Three hours' sleep, which served to whet her appetite for bed rather than refresh her, and Anna went in search of Daniel. Shops, quarters and generator rooms were empty of bipeds. She found him by the docks, head and shoulders buried in the engine box of the Curious.

  "Hundred-hour check?" she said for openers.

  Daniel withdrew from the engine compartment, wiping his hands on a red oil rag. For an instant Anna was put in mind of her father. He, too, had been a stocky man of endless strength, scarred knuckles permanently blackened by years of working on airplane engines.

  "Burned her out," Daniel said. "Shifting that motor off you I had to gun her. When she hit the end of the anchor chain she stood up on her tail."

  His tone was mildly accusing. Accustomed to the feelings of those who husband internal combustion engines, Anna was not offended.

  "My life for hers," she said easily. "If she dies it's a hero's death."

  Tribute given and accepted, Daniel said: "What's up?"

  Anna did not choose to share her theory about a second diver and the engine being shifted intentionally, so she just asked if he had noticed any other boats near the dive site. He hadn't, but couldn't swear there hadn't been any. "My attention was focused down pretty much," he said. "Anything short of a Spanish galleon under full sail could have gone unnoticed."

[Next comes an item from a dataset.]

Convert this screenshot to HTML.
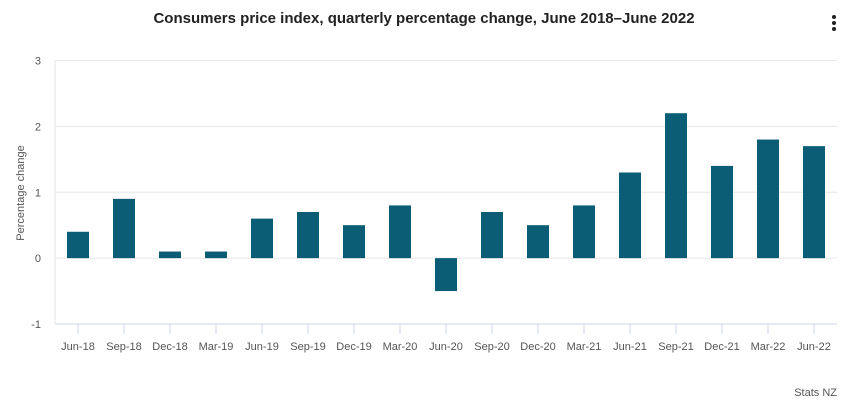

  Mack, the only other witness, was her last recourse. She'd not yet spoken with him on the assumption that, had he seen anyone--and how could he not if a second diver had been in evidence--and had any intention of volunteering the information, he would have done so already. Mack may have saved her life for reasons of his own, but the mere fact he had been there when the "accident" occurred made him suspect of collusion or criminal negligence at least.

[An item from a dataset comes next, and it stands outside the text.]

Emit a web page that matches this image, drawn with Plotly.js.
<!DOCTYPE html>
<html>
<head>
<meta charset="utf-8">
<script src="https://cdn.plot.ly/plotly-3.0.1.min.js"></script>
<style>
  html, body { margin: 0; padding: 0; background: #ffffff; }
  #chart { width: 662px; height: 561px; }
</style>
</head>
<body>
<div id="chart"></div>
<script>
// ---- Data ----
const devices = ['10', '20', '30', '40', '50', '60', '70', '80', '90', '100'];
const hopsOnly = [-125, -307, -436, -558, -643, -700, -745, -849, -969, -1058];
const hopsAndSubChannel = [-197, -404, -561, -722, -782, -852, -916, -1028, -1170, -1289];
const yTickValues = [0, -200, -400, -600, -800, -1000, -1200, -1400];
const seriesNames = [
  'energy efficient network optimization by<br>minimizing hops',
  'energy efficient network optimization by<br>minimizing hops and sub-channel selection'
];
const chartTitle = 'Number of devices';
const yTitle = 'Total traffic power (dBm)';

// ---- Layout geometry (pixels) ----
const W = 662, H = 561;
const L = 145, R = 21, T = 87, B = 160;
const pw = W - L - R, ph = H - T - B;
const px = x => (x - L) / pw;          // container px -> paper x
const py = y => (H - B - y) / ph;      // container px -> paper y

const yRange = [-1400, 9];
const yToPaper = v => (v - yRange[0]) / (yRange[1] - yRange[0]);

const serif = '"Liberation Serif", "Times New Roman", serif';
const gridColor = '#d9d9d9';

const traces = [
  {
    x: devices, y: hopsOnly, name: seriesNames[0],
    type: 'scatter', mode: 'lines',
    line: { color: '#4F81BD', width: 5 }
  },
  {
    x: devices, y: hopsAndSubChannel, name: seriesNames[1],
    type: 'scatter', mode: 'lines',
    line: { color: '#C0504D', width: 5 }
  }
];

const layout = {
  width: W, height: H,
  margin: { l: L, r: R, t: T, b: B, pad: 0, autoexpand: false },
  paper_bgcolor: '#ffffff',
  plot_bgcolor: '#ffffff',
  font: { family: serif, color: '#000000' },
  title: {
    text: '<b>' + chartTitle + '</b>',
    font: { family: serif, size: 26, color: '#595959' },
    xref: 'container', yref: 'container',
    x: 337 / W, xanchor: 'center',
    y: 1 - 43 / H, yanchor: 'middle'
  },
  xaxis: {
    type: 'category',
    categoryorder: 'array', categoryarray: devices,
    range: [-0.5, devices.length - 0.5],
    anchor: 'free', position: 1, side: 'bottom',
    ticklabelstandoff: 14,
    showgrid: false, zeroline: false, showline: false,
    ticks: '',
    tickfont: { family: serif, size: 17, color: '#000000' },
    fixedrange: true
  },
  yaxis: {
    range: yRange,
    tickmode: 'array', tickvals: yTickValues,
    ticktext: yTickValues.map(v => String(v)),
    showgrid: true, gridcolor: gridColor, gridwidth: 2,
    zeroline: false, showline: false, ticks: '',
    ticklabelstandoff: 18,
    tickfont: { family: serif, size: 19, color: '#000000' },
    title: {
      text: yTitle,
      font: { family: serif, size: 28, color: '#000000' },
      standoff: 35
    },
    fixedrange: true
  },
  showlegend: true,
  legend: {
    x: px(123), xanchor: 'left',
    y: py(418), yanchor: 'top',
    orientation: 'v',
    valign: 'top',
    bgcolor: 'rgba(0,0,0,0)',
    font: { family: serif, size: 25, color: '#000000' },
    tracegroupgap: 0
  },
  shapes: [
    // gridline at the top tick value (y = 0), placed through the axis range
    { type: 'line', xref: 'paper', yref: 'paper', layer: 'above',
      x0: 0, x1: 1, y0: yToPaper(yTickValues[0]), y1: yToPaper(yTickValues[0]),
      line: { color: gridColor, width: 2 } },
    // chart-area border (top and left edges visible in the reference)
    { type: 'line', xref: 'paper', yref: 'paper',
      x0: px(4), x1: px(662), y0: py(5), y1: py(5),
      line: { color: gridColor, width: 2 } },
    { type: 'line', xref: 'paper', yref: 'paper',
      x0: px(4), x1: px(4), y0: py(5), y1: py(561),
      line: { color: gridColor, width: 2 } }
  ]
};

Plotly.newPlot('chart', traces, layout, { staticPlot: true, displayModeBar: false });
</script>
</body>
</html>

  This line of inquiry was to be aborted. Mack, Daniel told her, was on his lieu days and had hitched a ride to Key West on the early seaplane. He'd be out of pocket for five days. The "good" news was the Shaws had returned on the first ferry of the day. Anna'd slept through the hero's welcome Bob had been given on the docks. All the fort's personnel had been there, partly out of respect for Bob, mostly because everyone but a skeleton crew were leaving the island for a three-day session regarding health and benefits at headquarters in Homestead.